Des Allemands literally translates to “of the Germans,” and the German history in this region is celebrated weekly at the German Coast Farmer’s Market. For those who can’t make it out to the Festival (or for those who can’t get enough) the weekly market honors the German tradition of living off the land with a range of fresh vegetables, fruits, flowers and other locally made products.

The music lineup includes The Molly Ringwalds on the June 23, Chee Wheez on June 24 and Ryan Foret & Foret Tradition on June 25. Verify on the event’s website in advance to stay up-to-date on any changes.

Independence Day

The River Parishes light up the Mississippi with annual celebration of the Fourth of July on both the East and the West bank. Annual events hosted in both St. John Parish and St. Charles Parish brings families out en-mass in patriotic celebration.

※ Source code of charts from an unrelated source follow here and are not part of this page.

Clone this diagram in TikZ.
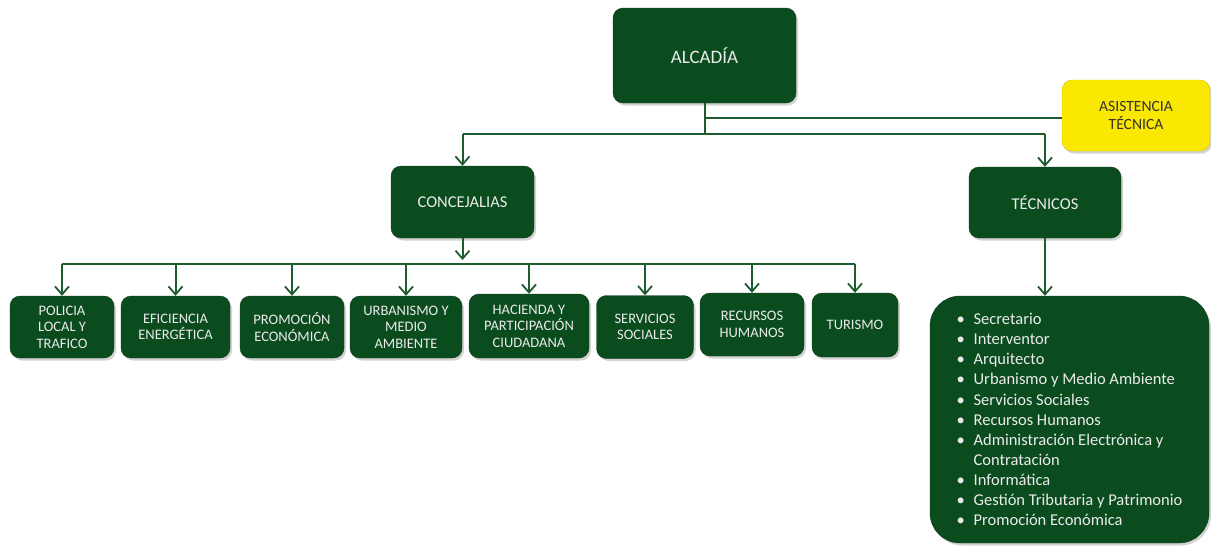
\documentclass[tikz,border=0pt]{standalone}
\usepackage{fontspec}
\setmainfont{Carlito}
\usetikzlibrary{shadows}
\usetikzlibrary{arrows.meta}

\definecolor{boxgreen}{RGB}{11,76,31}
\definecolor{linegreen}{RGB}{30,92,48}
\definecolor{asisyellow}{RGB}{250,232,0}

\begin{document}
\begin{tikzpicture}[x=1pt, y=-1pt,
	>={Straight Barb[length=8pt,width=14pt,line width=1.8pt]},
	box/.style={rounded corners=10pt, fill=boxgreen, draw=boxgreen!80!black, text=white!92!black, align=center, inner sep=0pt, drop shadow={opacity=0.35, shadow xshift=2pt, shadow yshift=-2.5pt}},
	small/.style={box, font=\fontsize{14.5}{16.5}\selectfont},
	conn/.style={draw=linegreen, line width=2pt}]
				
				\useasboundingbox (0,0) rectangle (1211,546);
				
				\node[box, minimum width=183pt, minimum height=95pt, font=\fontsize{19}{22}\selectfont] (ALC) at (704.5,55.5) {ALCADÍA};
				\node[box, fill=asisyellow, draw=asisyellow!85!black, text=black!80, minimum width=148pt, minimum height=71pt, font=\fontsize{15.6}{18.5}\selectfont] (AT) at (1136,115.5) {ASISTENCIA\\TÉCNICA};
				
				\node[box, minimum width=143pt, minimum height=72pt, font=\fontsize{16.5}{20}\selectfont] (CON) at (462.5,202) {CONCEJALIAS};
				\node[box, minimum width=152pt, minimum height=71pt, font=\fontsize{16.5}{20}\selectfont] (TEC) at (1045,202.5) {TÉCNICOS};
				
				\node[small, minimum width=104pt, minimum height=62pt] (C1) at (62,327) {POLICIA\\LOCAL Y\\TRAFICO};
				\node[small, minimum width=109pt, minimum height=62pt] (C2) at (175.5,327) {EFICIENCIA\\ENERGÉTICA};
				\node[small, minimum width=104pt, minimum height=62pt] (C3) at (292,327) {PROMOCIÓN\\ECONÓMICA};
				\node[small, minimum width=112pt, minimum height=62pt] (C4) at (406,327) {URBANISMO Y\\MEDIO\\AMBIENTE};
				\node[small, minimum width=120pt, minimum height=64pt] (C5) at (529,326) {HACIENDA Y\\PARTICIPACIÓN\\CIUDADANA};
				\node[small, minimum width=97pt, minimum height=63pt] (C6) at (645,327) {SERVICIOS\\SOCIALES};
				\node[small, minimum width=104pt, minimum height=63pt] (C7) at (752,324.5) {RECURSOS\\HUMANOS};
				\node[small, minimum width=86pt, minimum height=64pt] (C8) at (855,325) {TURISMO};
				
				\node[box, rounded corners=30pt, align=left, minimum width=279pt, minimum height=247pt, font=\fontsize{16.5}{20.1}\selectfont] (LST) at (1069.5,419.5) {%
					\makebox[17pt][l]{\textbullet}Secretario\\
					\makebox[17pt][l]{\textbullet}Interventor\\
					\makebox[17pt][l]{\textbullet}Arquitecto\\
					\makebox[17pt][l]{\textbullet}Urbanismo y Medio Ambiente\\
					\makebox[17pt][l]{\textbullet}Servicios Sociales\\
					\makebox[17pt][l]{\textbullet}Recursos Humanos\\
					\makebox[17pt][l]{\textbullet}Administración Electrónica y\\
					\hspace*{17pt}Contratación\\
					\makebox[17pt][l]{\textbullet}Informática\\
					\makebox[17pt][l]{\textbullet}Gestión Tributaria y Patrimonio\\
					\makebox[17pt][l]{\textbullet}Promoción Económica};
				
				% alcaldia -> asistencia, concejalias, tecnicos
				\coordinate (J0) at (ALC.south |- 0,118);
				\coordinate (J1) at (ALC.south |- 0,134);
				\draw[conn] (ALC.south) -- (J1);
				\draw[conn] (J0) -- (J0 -| AT.west);
				\draw[conn] (CON.north |- J1) -- (TEC.north |- J1);
				\draw[conn,->] (CON.north |- J1) -- (CON.north);
				\draw[conn,->] (TEC.north |- J1) -- (TEC.north);
				
				% concejalias -> areas
				\coordinate (B0) at (C1.north |- 0,264);
				\coordinate (B1) at (C8.north |- 0,264);
				\draw[conn] (B0) -- (B1);
				\draw[conn,->] (CON.south) -- ([yshift=4pt]CON.south |- B0);
				\foreach \c in {C1,C2,C3,C4,C5,C6,C7,C8}
					\draw[conn,->] (\c.north |- B0) -- (\c.north);
				
				% tecnicos -> lista
				\draw[conn,->] (TEC.south) -- (TEC.south |- LST.north);
				
			\end{tikzpicture}
\end{document}
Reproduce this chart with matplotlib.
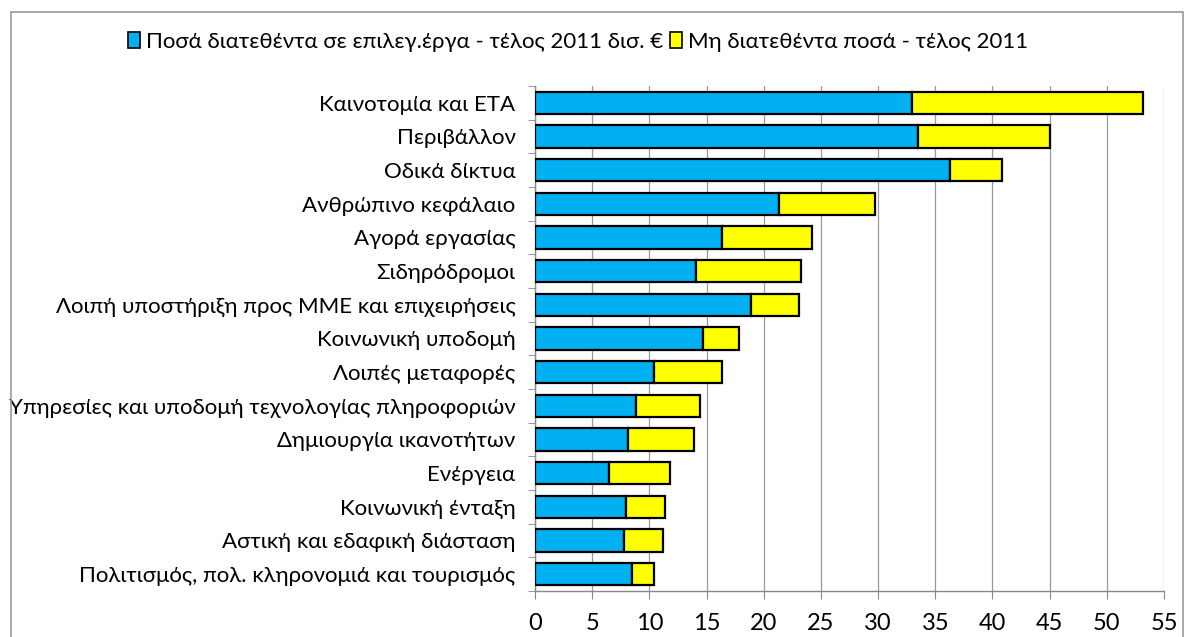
import matplotlib
matplotlib.use("Agg")
import matplotlib.pyplot as plt
from matplotlib.patches import Rectangle, Patch
import numpy as np

categories = [
    "Καινοτομία και ΕΤΑ",
    "Περιβάλλον",
    "Οδικά δίκτυα",
    "Ανθρώπινο κεφάλαιο",
    "Αγορά εργασίας",
    "Σιδηρόδρομοι",
    "Λοιπή υποστήριξη προς ΜΜΕ και επιχειρήσεις",
    "Κοινωνική υποδομή",
    "Λοιπές μεταφορές",
    "Υπηρεσίες και υποδομή τεχνολογίας πληροφοριών",
    "Δημιουργία ικανοτήτων",
    "Ενέργεια",
    "Κοινωνική ένταξη",
    "Αστική και εδαφική διάσταση",
    "Πολιτισμός, πολ. κληρονομιά και τουρισμός",
]
allocated = [33.0, 33.5, 36.25, 21.3, 16.35, 14.05, 18.9, 14.7, 10.4, 8.8, 8.15, 6.5, 8.0, 7.8, 8.5]
totals = [53.2, 45.05, 40.8, 29.7, 24.2, 23.25, 23.1, 17.8, 16.35, 14.4, 13.9, 11.8, 11.4, 11.2, 10.4]
unallocated = [t - a for t, a in zip(totals, allocated)]
xticks = list(range(0, 60, 5))

legend_labels = ["Ποσά διατεθέντα σε επιλεγ.έργα - τέλος 2011 δισ. €",
                 "Μη διατεθέντα ποσά - τέλος 2011"]

BLUE = "#00B0F0"
YELLOW = "#FFFF00"

plt.rcParams['font.family'] = ['Lato', 'DejaVu Sans']

fig = plt.figure(figsize=(11.87, 6.37), dpi=100)
fig.patches.append(Rectangle((11/1187, -0.1), (1183-11)/1187, 1 - 12/637 + 0.1,
                             transform=fig.transFigure, fill=False,
                             edgecolor="#999999", linewidth=1.2))

ax = fig.add_axes([535/1187, 1 - 591/637, (1164-535)/1187, (591-86)/637])
y = np.arange(len(categories))
ax.barh(y, allocated, height=0.667, color=BLUE, edgecolor="black", linewidth=1.6,
        label=legend_labels[0], zorder=3)
ax.barh(y, unallocated, left=allocated, height=0.667, color=YELLOW, edgecolor="black",
        linewidth=1.6, label=legend_labels[1], zorder=3)

ax.set_xlim(0, 55)
ax.set_ylim(len(categories) - 0.5, -0.5)
ax.set_xticks(xticks)
ax.set_xticklabels([str(t) for t in xticks], fontsize=17)
ax.set_yticks(y)
ax.set_yticklabels(categories, fontsize=16)
ax.set_yticks(np.arange(-0.5, len(categories)), minor=True)
ax.tick_params(axis='y', which='major', length=0, pad=14)
ax.tick_params(axis='y', which='minor', length=5, color="#888888", direction='out')
ax.tick_params(axis='x', length=6, color="#888888", direction='out', pad=10)
ax.grid(axis='x', color="#999999", linewidth=0.9, zorder=0)
for s in ['top', 'right']:
    ax.spines[s].set_visible(False)
for s in ['left', 'bottom']:
    ax.spines[s].set_color("#888888")
    ax.spines[s].set_linewidth(1.0)

handles = [Patch(facecolor=BLUE, edgecolor="black", linewidth=1.2),
           Patch(facecolor=YELLOW, edgecolor="black", linewidth=1.2)]
fig.legend(handles, legend_labels, loc='center', bbox_to_anchor=(578/1187, 1 - 42/637),
           ncol=2, frameon=False, fontsize=16, handlelength=0.55, handleheight=0.75,
           handletextpad=0.25, columnspacing=0.3)

fig.savefig("out.png", dpi=100)
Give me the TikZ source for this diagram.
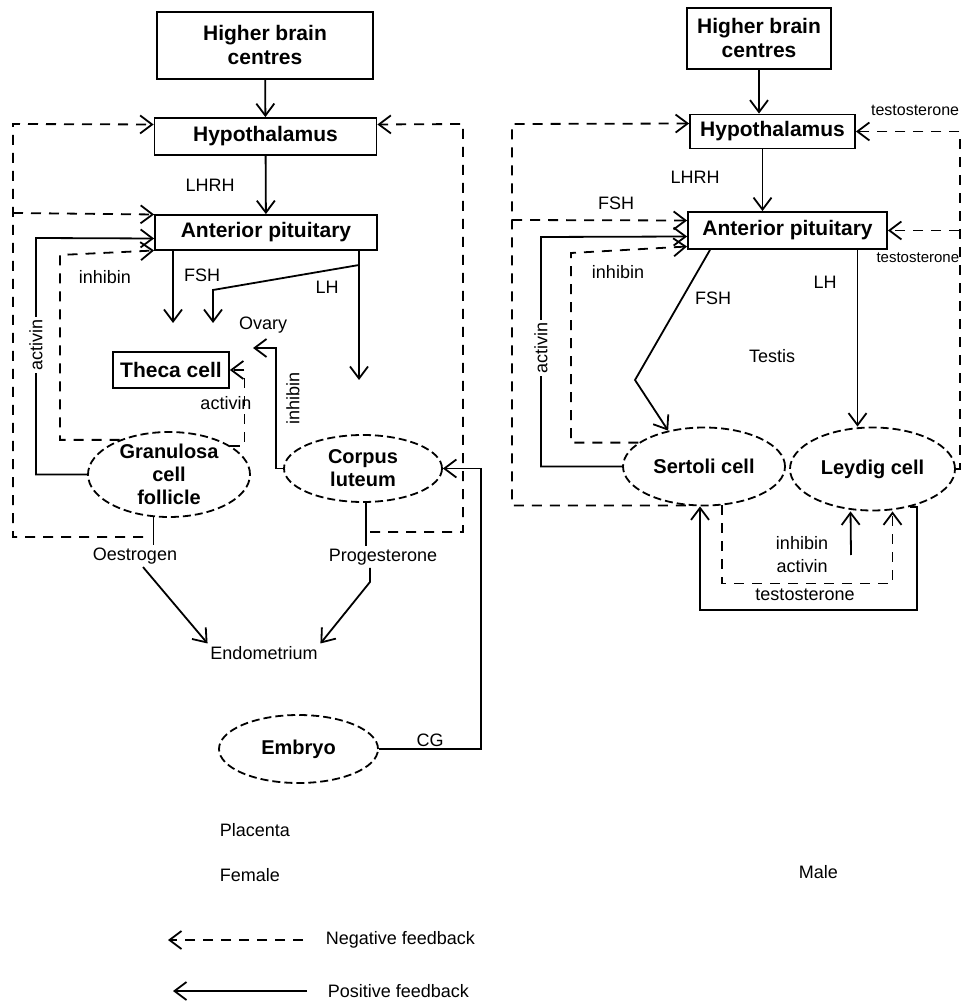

In St. John Parish, St. Peter’s Church on the East Bank and St. John the Baptist Church on the West Bank offer two views of their annual fireworks display. Both churches will offer food and entertainment on July 3, 2017. The fireworks and music start at 9 p.m. and the event is filmed and broadcast live on the Government Access Channel.

At St. John the Baptist Catholic Church in Edgard, festivities also include raising the U.S. flag and a balloon release along with their annual fundraiser featuring local favorites like jambalaya, chicken wings and sweets. Interviews with Parish Officials, members of the St. John Theatre, Festival Queens, and community leaders will take-place onsite throughout the event.

In St. Charles Parish, the annual celebration on July 3 takes place from 6-9 p.m. The Bucktown Allstars will perform at the event, hosted at West Bank Bridge Park. At the time of press, further details about food and entertainment are pending from Parish representatives.